Headlamp




Headlamp by Zack Fields

The Thin White Line is a classic Anchorage ski objective that runs nearly from the summit of Avalanche Peak to Ship Lake below. Although it is approximately eight miles from Glen Alps each way, the couloir is easily accessible by bike--either during spring crust conditions or in early summer when the Powerline Trail melts out.

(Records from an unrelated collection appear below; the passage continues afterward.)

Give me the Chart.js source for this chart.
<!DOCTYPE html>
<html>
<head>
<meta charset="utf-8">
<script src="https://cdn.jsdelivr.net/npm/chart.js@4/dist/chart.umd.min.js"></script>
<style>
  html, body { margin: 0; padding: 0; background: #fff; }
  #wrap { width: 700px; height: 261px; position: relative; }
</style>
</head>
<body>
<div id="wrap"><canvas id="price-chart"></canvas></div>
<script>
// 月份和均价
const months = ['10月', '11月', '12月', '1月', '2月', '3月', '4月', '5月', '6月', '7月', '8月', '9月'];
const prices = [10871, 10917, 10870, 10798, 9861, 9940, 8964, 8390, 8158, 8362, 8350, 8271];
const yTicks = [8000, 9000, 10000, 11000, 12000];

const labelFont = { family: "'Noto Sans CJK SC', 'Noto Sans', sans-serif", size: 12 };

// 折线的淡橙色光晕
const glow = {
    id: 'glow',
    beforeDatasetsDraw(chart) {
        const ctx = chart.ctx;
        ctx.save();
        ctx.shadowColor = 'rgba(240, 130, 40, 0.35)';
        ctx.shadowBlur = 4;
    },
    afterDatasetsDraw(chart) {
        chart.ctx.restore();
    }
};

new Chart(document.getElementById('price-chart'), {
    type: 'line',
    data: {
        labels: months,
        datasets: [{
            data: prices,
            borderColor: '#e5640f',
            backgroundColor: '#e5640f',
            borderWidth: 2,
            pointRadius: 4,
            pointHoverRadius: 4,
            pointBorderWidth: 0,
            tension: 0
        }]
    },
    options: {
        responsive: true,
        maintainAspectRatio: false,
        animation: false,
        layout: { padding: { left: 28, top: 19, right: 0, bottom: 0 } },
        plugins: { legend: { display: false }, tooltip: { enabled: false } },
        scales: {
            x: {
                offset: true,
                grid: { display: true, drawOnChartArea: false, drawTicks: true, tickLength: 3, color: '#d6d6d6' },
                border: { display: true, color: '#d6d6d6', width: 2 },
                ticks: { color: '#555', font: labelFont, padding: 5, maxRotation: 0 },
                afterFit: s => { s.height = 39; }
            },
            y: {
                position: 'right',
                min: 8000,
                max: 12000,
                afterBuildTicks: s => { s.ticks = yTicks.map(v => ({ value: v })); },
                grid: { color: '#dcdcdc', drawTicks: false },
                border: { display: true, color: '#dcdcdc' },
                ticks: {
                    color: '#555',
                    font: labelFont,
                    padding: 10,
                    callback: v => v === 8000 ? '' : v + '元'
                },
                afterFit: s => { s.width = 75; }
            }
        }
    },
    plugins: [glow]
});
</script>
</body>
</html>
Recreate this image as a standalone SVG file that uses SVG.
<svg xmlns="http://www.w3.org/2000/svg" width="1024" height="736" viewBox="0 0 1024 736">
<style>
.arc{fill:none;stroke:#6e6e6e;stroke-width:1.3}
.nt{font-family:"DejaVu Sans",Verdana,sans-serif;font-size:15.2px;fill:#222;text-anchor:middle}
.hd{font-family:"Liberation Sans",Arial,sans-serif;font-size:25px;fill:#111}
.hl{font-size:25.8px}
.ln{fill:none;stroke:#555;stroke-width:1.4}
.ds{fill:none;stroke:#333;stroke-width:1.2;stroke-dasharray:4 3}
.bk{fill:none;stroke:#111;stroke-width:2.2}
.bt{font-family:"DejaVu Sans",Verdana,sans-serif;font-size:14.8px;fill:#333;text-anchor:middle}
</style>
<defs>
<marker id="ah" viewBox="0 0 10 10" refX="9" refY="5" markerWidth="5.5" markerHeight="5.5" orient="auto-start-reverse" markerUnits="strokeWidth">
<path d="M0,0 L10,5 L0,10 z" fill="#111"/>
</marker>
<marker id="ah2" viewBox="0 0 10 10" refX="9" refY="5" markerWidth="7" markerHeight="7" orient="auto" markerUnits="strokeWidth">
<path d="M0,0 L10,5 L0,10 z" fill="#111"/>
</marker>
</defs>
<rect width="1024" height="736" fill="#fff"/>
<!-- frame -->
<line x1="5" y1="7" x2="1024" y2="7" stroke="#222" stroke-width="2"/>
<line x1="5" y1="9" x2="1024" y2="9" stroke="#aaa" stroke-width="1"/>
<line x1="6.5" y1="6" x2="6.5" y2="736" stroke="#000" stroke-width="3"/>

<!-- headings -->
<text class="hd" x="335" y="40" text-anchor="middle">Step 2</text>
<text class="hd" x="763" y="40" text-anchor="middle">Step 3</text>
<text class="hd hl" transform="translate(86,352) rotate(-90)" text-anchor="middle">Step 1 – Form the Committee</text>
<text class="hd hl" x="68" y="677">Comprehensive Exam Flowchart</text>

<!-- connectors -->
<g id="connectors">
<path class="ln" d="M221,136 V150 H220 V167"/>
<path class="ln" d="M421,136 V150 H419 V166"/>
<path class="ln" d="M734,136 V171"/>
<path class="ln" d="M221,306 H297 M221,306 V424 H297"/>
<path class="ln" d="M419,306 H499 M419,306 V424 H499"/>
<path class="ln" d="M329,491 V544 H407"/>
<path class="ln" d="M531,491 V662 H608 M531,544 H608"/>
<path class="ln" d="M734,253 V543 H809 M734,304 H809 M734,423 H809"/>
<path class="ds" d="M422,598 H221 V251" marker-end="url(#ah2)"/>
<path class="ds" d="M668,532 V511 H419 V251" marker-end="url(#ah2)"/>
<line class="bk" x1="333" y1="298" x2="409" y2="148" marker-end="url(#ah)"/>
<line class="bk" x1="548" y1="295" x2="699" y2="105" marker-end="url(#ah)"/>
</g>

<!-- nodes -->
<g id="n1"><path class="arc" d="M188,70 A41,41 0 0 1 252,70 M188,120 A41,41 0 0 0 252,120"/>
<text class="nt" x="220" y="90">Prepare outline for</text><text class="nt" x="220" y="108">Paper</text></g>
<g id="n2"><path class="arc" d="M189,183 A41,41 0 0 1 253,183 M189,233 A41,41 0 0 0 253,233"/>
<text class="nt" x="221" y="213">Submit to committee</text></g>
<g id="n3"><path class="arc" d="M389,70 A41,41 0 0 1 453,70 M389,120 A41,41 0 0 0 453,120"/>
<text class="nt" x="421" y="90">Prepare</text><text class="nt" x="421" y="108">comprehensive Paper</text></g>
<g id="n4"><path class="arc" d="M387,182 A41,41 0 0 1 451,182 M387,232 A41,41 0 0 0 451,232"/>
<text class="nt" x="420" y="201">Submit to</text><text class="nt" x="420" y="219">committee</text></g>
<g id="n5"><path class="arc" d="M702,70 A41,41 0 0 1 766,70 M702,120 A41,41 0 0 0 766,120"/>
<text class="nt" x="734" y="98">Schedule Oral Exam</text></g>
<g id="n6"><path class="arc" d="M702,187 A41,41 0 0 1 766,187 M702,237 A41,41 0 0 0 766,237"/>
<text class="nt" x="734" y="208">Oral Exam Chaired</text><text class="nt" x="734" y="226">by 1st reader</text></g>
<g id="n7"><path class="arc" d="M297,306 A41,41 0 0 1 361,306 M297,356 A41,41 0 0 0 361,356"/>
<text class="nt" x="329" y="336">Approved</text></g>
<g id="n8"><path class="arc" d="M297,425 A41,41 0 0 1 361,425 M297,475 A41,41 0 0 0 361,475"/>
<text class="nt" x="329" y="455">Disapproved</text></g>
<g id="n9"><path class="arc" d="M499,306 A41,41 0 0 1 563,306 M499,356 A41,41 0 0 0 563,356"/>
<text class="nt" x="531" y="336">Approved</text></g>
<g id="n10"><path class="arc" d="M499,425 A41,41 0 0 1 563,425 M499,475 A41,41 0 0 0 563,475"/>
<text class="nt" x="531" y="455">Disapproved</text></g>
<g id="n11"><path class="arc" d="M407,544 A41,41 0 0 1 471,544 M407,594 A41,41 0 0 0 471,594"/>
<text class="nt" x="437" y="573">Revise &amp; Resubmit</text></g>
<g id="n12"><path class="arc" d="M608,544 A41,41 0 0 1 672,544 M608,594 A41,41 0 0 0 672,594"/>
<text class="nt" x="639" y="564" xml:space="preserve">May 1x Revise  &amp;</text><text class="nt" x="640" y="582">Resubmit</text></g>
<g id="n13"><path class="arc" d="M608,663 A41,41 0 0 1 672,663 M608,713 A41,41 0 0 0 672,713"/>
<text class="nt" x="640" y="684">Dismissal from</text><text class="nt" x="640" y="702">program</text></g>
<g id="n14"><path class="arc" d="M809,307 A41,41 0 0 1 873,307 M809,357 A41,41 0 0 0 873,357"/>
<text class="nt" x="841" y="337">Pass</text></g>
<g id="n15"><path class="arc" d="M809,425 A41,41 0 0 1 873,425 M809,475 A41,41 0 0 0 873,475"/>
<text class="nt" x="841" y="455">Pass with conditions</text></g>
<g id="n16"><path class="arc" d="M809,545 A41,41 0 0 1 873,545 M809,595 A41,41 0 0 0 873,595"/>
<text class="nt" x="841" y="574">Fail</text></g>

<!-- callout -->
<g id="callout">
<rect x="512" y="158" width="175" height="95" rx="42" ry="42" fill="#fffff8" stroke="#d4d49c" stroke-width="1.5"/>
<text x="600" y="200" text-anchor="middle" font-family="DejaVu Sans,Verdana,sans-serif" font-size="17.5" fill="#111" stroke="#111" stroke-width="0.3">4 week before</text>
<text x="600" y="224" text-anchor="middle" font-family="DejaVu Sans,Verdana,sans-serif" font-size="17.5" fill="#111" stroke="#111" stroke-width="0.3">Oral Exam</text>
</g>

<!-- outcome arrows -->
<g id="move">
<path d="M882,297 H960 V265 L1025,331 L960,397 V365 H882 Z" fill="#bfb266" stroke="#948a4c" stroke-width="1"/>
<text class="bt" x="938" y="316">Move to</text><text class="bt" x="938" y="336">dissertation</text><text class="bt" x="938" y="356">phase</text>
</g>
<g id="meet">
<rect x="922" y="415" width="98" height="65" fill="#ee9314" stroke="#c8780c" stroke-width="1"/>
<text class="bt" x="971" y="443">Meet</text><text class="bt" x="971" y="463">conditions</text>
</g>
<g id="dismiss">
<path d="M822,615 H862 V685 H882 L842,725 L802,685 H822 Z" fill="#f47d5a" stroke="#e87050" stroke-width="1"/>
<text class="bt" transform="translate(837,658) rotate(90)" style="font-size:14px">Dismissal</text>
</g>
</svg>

To access the Thin White Line, simply head out the Powerline trail from Glen Alps. In spring, try to nail crust conditions so you can fat bike up the valley rather than staying on the rutted trail. Ditch bikes around the bottom of the hill that leads up to Powerline pass. In the spring, it can be simpler to skin up and over the low pass that separates Ship Lake from Powerline valley, then boot up the couloir. In early summer, it may be more efficient to continue out the Powerline trail to Powerline pass, then hike along the ridgeline to the top of the couloir. This ridgeline ramble is fairly straightforward if it’s clear of snow, but would be quite slow in winter and spring.

More inside

“Thin” really only describes this run in early summer. In spring, it’s a comfortably wide couloir that opens up into a mellow pitch halfway down before constricting again above the apron. I’ve seen avalanches from the upper couloir that nearly, but not quite, washed down over the lower constriction. Particularly since this chute is on the lee side of the mountain relative to prevailing winds, it is important to be cognizant of recent weather activity--not just precipitation, but the frequent winds that howl over and around Avalanche peak.

When the snowpack is safe, it can be relatively quick to skin up the apron and boot up the roughly 1,800 feet line, at least if there’s not a massive cornice at the top. There’s a safe zone to wait below the top third of the couloir, to skier’s left, and above the mellow slope in the middle of the run. A medium to large avalanche in the top half of the run could have a high likelihood of lethality, since there are cliff bands below much of the couloir.

Unfortunately, there’s often a fairly brief period of time in which crust allows biking up Powerline valley, but it’s worth taking a shot at Thin White Line during this time to find powder on the northwest-facing chute. Later in the season, expect much firmer conditions.

I get excited any time I’m at least one ridgeline away from the road system. Though it’s close to town by bike, Avalanche peak and the Thin White Line feel wild. It’s a long, exposed ski line that descends to distant alpine lake. The magic of spring crust, or convenience of a summer trail, makes it possible to explore such a wild place in little more than half a day.